-- start of SUPPLIED ENTRIES --
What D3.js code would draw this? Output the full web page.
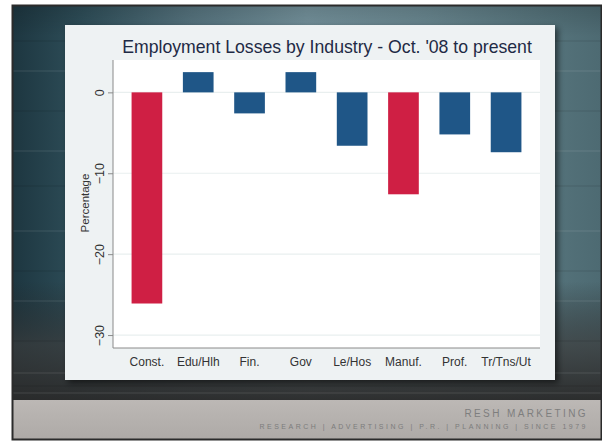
-- end of SUPPLIED ENTRIES --
-- start of SUPPLIED ENTRIES --
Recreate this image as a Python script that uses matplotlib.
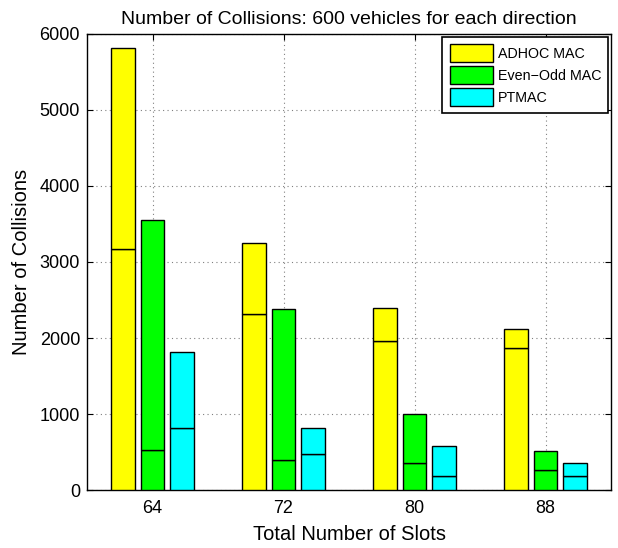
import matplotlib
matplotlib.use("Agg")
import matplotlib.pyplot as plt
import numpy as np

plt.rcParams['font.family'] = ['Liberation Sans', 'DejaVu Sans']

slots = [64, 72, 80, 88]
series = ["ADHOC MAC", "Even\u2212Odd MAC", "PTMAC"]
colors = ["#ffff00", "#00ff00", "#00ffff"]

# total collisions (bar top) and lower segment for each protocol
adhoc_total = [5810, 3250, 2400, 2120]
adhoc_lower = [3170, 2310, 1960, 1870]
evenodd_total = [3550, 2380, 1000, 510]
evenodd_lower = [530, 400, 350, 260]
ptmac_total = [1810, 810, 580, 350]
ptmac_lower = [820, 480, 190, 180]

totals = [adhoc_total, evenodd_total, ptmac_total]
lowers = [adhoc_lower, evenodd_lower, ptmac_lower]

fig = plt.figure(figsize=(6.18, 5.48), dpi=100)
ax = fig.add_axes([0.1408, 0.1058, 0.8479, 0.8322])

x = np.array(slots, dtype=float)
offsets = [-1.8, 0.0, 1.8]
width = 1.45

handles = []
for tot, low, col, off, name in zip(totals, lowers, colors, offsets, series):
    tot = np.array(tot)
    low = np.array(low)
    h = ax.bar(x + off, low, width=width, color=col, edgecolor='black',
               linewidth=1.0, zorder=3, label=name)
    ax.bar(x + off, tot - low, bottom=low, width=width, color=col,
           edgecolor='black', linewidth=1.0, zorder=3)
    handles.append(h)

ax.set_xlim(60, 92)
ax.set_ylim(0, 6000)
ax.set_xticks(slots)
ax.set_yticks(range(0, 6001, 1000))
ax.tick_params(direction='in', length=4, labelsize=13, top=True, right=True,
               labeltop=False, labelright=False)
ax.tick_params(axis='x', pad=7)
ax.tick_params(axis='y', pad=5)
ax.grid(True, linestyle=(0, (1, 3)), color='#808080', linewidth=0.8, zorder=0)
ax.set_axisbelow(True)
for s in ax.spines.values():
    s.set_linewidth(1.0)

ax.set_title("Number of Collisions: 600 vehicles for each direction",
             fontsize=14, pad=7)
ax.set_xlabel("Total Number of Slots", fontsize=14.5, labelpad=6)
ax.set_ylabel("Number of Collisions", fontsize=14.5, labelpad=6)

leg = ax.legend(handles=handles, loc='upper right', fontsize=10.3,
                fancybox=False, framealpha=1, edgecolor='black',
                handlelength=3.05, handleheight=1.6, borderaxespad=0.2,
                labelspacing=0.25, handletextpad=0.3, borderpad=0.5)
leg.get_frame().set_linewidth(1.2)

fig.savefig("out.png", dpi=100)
-- end of SUPPLIED ENTRIES --
OBJECTIVE: Out of the records above, set down only the lines from the one that contains "Recreate this image" through the one that contains "width = 1.45", unchanged and without the pictures.

SOLUTION BELOW:
Recreate this image as a Python script that uses matplotlib.
import matplotlib
matplotlib.use("Agg")
import matplotlib.pyplot as plt
import numpy as np

plt.rcParams['font.family'] = ['Liberation Sans', 'DejaVu Sans']

slots = [64, 72, 80, 88]
series = ["ADHOC MAC", "Even\u2212Odd MAC", "PTMAC"]
colors = ["#ffff00", "#00ff00", "#00ffff"]

# total collisions (bar top) and lower segment for each protocol
adhoc_total = [5810, 3250, 2400, 2120]
adhoc_lower = [3170, 2310, 1960, 1870]
evenodd_total = [3550, 2380, 1000, 510]
evenodd_lower = [530, 400, 350, 260]
ptmac_total = [1810, 810, 580, 350]
ptmac_lower = [820, 480, 190, 180]

totals = [adhoc_total, evenodd_total, ptmac_total]
lowers = [adhoc_lower, evenodd_lower, ptmac_lower]

fig = plt.figure(figsize=(6.18, 5.48), dpi=100)
ax = fig.add_axes([0.1408, 0.1058, 0.8479, 0.8322])

x = np.array(slots, dtype=float)
offsets = [-1.8, 0.0, 1.8]
width = 1.45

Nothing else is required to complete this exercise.